A Senate committee considered a contentious bill allowing for historic horse racing at simulcast facilities Friday, March 1, a month after the House narrowly approved the legislation opposed by many charitable organizations and at least two tribal chairmen. It would allow people to place bets on horse races that have already taken place by including competitor stats but scrubbing identifying information.
Bill proponents have argued it would boost the state’s horse racing industry by setting aside a portion of wagers for funds supporting horse breeders and owners, supplementing purses offered at racetracks, upgrading racetracks and promoting horse racing. They also maintained it would help stabilize revenues amid changes in the gambling field.
But the bill would also dedicate some funds to help satisfy special assessments against the North Dakota Horse Park in Fargo, considered by at least one industry official to be the "backbone" of racing in the state.

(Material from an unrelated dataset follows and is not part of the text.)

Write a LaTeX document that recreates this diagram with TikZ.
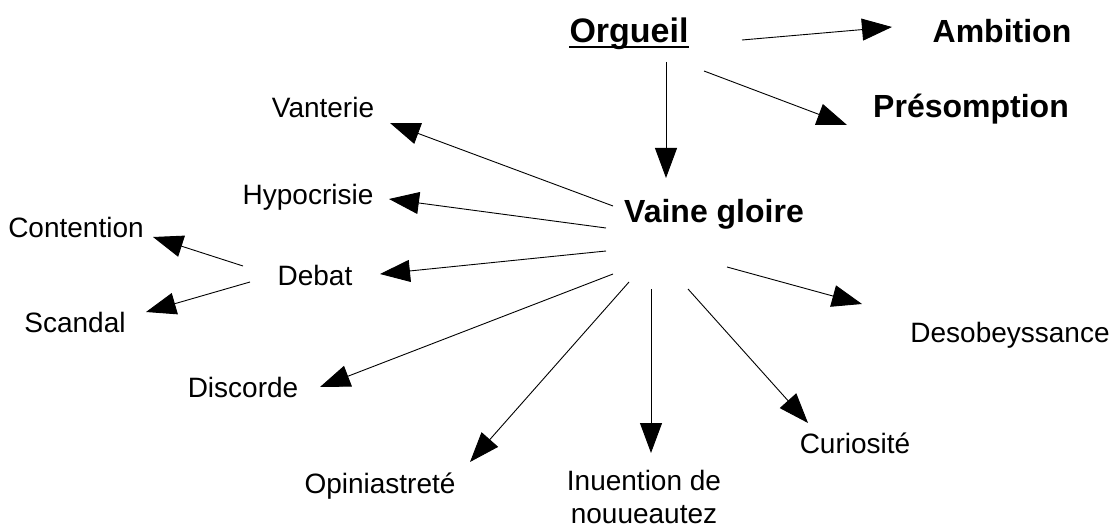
\documentclass[tikz,border=0pt]{standalone}
\usepackage{fontspec}
\setmainfont{Liberation Sans}
\usetikzlibrary{arrows.meta}
\tikzset{
  lbl/.style={inner sep=0pt, anchor=base, font=\fontsize{28}{34}\selectfont},
  blbl/.style={inner sep=0pt, anchor=base, font=\fontsize{32}{38}\selectfont\bfseries},
  arr/.style={-{Triangle[length=30pt,width=22pt]}, line width=0.9pt, black}
}
\begin{document}
\begin{tikzpicture}[x=1pt,y=-1pt]
\useasboundingbox (0,0) rectangle (1118,529);
% nodes
\node[blbl, font=\fontsize{34}{40}\selectfont\bfseries] (org) at (629,43) {Orgueil};
\draw[line width=2pt] ([yshift=-4pt]org.base west) -- ([yshift=-4pt]org.base east);
\node[blbl] (amb) at (1002,43) {Ambition};
\node[blbl] (pre) at (971,118) {Présomption};
\node[blbl] (vg) at (714,223) {Vaine gloire};
\node[lbl] (van) at (323,118) {Vanterie};
\node[lbl] (hyp) at (308,205) {Hypocrisie};
\node[lbl] (con) at (76,237) {Contention};
\node[lbl] (deb) at (315,285) {Debat};
\node[lbl] (sca) at (75,332) {Scandal};
\node[lbl] (des) at (1010,342) {Desobeyssance};
\node[lbl] (dis) at (243,397) {Discorde};
\node[lbl] (cur) at (855,453) {Curiosité};
\node[lbl] (opi) at (380,493) {Opiniastreté};
\node[lbl] (inu) at (644,490) {Inuention de};
\node[lbl] (nou) at (644,523) {nouueautez};
% connector ends
\coordinate (org-amb-s) at (742,40);  \coordinate (org-amb-e) at (892,27);
\coordinate (org-vg-s) at (666,62);   \coordinate (org-vg-e) at (666,178);
\coordinate (org-pre-s) at (704,71);  \coordinate (org-pre-e) at (847,125);
\coordinate (vg-van-s) at (613,206);  \coordinate (vg-van-e) at (390,123);
\coordinate (vg-hyp-s) at (606,228);  \coordinate (vg-hyp-e) at (389,199);
\coordinate (vg-deb-s) at (606,251);  \coordinate (vg-deb-e) at (380,274);
\coordinate (deb-con-s) at (243,266); \coordinate (deb-con-e) at (153,237);
\coordinate (deb-sca-s) at (250,282); \coordinate (deb-sca-e) at (146,312);
\coordinate (vg-dis-s) at (613,274);  \coordinate (vg-dis-e) at (320,387);
\coordinate (vg-opi-s) at (629,282);  \coordinate (vg-opi-e) at (470,462);
\coordinate (vg-inu-s) at (651,289);  \coordinate (vg-inu-e) at (651,453);
\coordinate (vg-cur-s) at (688,289);  \coordinate (vg-cur-e) at (808,423);
\coordinate (vg-des-s) at (727,267);  \coordinate (vg-des-e) at (862,304);
% connectors
\draw[arr] (org-amb-s) -- (org-amb-e);
\draw[arr] (org-vg-s) -- (org-vg-e);
\draw[arr] (org-pre-s) -- (org-pre-e);
\draw[arr] (vg-van-s) -- (vg-van-e);
\draw[arr] (vg-hyp-s) -- (vg-hyp-e);
\draw[arr] (vg-deb-s) -- (vg-deb-e);
\draw[arr] (deb-con-s) -- (deb-con-e);
\draw[arr] (deb-sca-s) -- (deb-sca-e);
\draw[arr] (vg-dis-s) -- (vg-dis-e);
\draw[arr] (vg-opi-s) -- (vg-opi-e);
\draw[arr] (vg-inu-s) -- (vg-inu-e);
\draw[arr] (vg-cur-s) -- (vg-cur-e);
\draw[arr] (vg-des-s) -- (vg-des-e);
\end{tikzpicture}
\end{document}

The track faces more than $4 million in special assessments for completed and pending road and sewer projects, according to a Fargo city official.
“We have been paying the annual payments," said Mike Schmitz, the North Dakota Horse Park's general manager. "Without this, it's going to be tough to make those payments."
Special assessments are imposed by the city to pay for infrastructure improvements, with the cost divided among properties that benefit.
Rep. Craig Headland, R-Montpelier, said the assessments didn't drive him to introduce the bill, but language addressing them was added later. The bill would dedicate the "breakage," or what's rounded off a gambler's winnings, toward the track's special assessments.
"The impetus for the bill was to save the industry itself," Headland said. "If we're going to try to save the industry, we have to have a place for them to race."
The Fargo track is one of two in North Dakota. The other is in Belcourt.
During a three-hour hearing before the Senate Government and Veterans Affairs Committee Friday, bill backers urged lawmakers to preserve the state's horse racing heritage while opponents warned the new gaming type would present unfair competition that could eat into their bottom line. Five states currently offer historical racing, according to the National Thoroughbred Racing Association.
LaRoy Kingsley, the owner of a Bismarck-based advertising, marketing and public relations firm representing the United Tribes Gaming Association, described the gaming devices as slot machines in disguise and said a lack of limits on them could mean "full-scale casinos" would open in major cities.
"In fact, this has the potential to be the most substantial expansion of gaming in the state since tribal gaming in 1993," he said in prepared testimony.
Jon Jorgensen, the gaming manager for Fargo-based ShareHouse, which provides chemical dependency services, said the historic horse racing bill would not mandate that revenue be used for charitable causes, as is the case with other gaming types. He said that could conflict with the state constitution, which limits gambling to the multi-state lottery and charitable gaming.
Casinos are allowed on tribal land in the state through federal law.
The Republican-controlled Legislature has a mixed record on gambling in recent years. Last session, it allowed for electronic pull tabs but rejected a similar historic horse racing bill and a proposed constitutional amendment opening the door to off-reservation casinos.
Last week, the House approved a sports betting bill that the Senate Government and Veterans Affairs Committee will consider Thursday.
The committee did not take immediate action on the historic horse racing bill Friday.